Problem Statement: Analyze traffic accident data to identify patterns related to road conditions, weather, and time of day. Visualize accident hotspots and contributing factors.
Load the traffic accident dataset and inspect its structure. This involves checking the first few rows, summary statistics, and data types for each column. The goal is to understand the data and identify any initial issues such as duplicates or missing values.
Identify and remove any duplicate rows in the dataset. Check for columns with a significant number of missing values and decide on a strategy to handle them. For this project, columns with excessive missing data and irrelevant information are dropped. For categorical columns, missing values are filled with the most common value (mode).
Explore the dataset to understand the distribution of key variables and relationships between them. Start by analyzing the distribution of accident severity to get an overview of the different severity levels in the dataset.
Create a bar plot to visualize the distribution of accident severity. This helps in understanding the proportion of accidents at different severity levels.

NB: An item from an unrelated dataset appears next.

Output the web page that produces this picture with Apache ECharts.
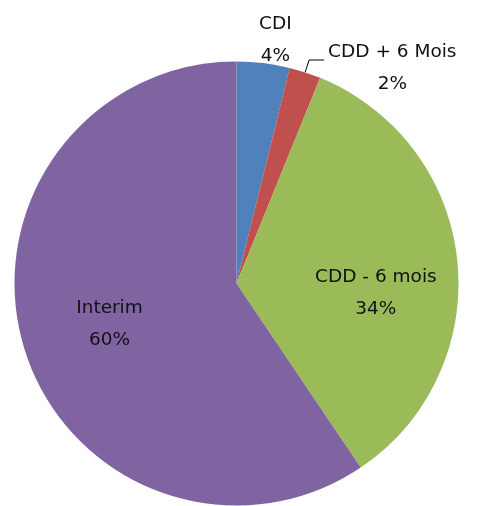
<!DOCTYPE html>
<html><head><meta charset="utf-8">
<script src="https://cdn.jsdelivr.net/npm/echarts@6/dist/echarts.min.js"></script>
<style>html,body{margin:0;padding:0;background:#fff}#c{width:479px;height:506px}</style>
</head><body><div id="c"></div>
<script>
const categories = ['CDI', 'CDD + 6 Mois', 'CDD - 6 mois', 'Interim'];
const values = [3.85, 2.3, 34.4, 59.45];
const colors = ['#4F81BD', '#C0504D', '#9BBB59', '#8064A2'];

const chart = echarts.init(document.getElementById('c'), null, {renderer: 'canvas'});
const labelShift = [[-11, 0], null, [26, 21], [-18, 7]];
const labelPos = ['outside', 'outside', 'inside', 'inside'];
const lineCfg = [
  {show: false, length: 23, length2: 0},
  {show: true, length: 13, length2: 15, lineStyle: {color: '#000', width: 1}},
  {show: false}, {show: false}
];
const padTop = [0, 16, 0, 0];

const data = categories.map((name, i) => ({
  name: name,
  value: values[i],
  itemStyle: {color: colors[i]},
  label: {position: labelPos[i], padding: [padTop[i], 0, 0, 0]},
  labelLine: lineCfg[i]
}));

chart.setOption({
  animation: false,
  backgroundColor: '#fff',
  series: [{
    type: 'pie',
    left: 0, top: 0, right: -80, bottom: 0,
    center: [236.5, 283.5],
    radius: 222,
    startAngle: 90,
    clockwise: true,
    avoidLabelOverlap: false,
    percentPrecision: 0,
    silent: true,
    itemStyle: {borderWidth: 0},
    label: {
      show: true,
      overflow: 'none',
      bleedMargin: 0,
      distanceToLabelLine: 4,
      formatter: p => '{t|' + p.name + '}\n{t|' + p.percent + '%}',
      rich: {
        t: {fontFamily: 'DejaVu Sans', fontSize: 18.5, lineHeight: 32, color: '#111', align: 'center'}
      }
    },
    labelLayout: function (p) {
      const s = labelShift[p.dataIndex];
      return s ? {dx: s[0], dy: s[1]} : null;
    },
    data: data
  }]
});
</script></body></html>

Investigate relationships between important variables, such as the number of casualties and the number of vehicles involved in accidents. A line plot can be used to visualize this relationship, with the data categorized by accident severity.
Focus on the numeric columns to examine correlations between different variables. A correlation matrix provides a clear view of the relationships between numerical variables.
Use a heatmap to visualize the correlation matrix. This visual representation helps to quickly identify strong correlations, indicating which variables might have a significant impact on accident outcomes.
Store the names of numerical and categorical columns in separate lists for further analysis. This step ensures a clear separation between different types of data and facilitates subsequent analysis.
This workflow outlines the basic steps for preprocessing and exploring traffic accident data, focusing on identifying patterns and relationships that could reveal insights into road conditions, weather, and other factors influencing accident severity. Further analysis could include deeper dives into specific correlations, predictive modeling, or accident hotspot visualization.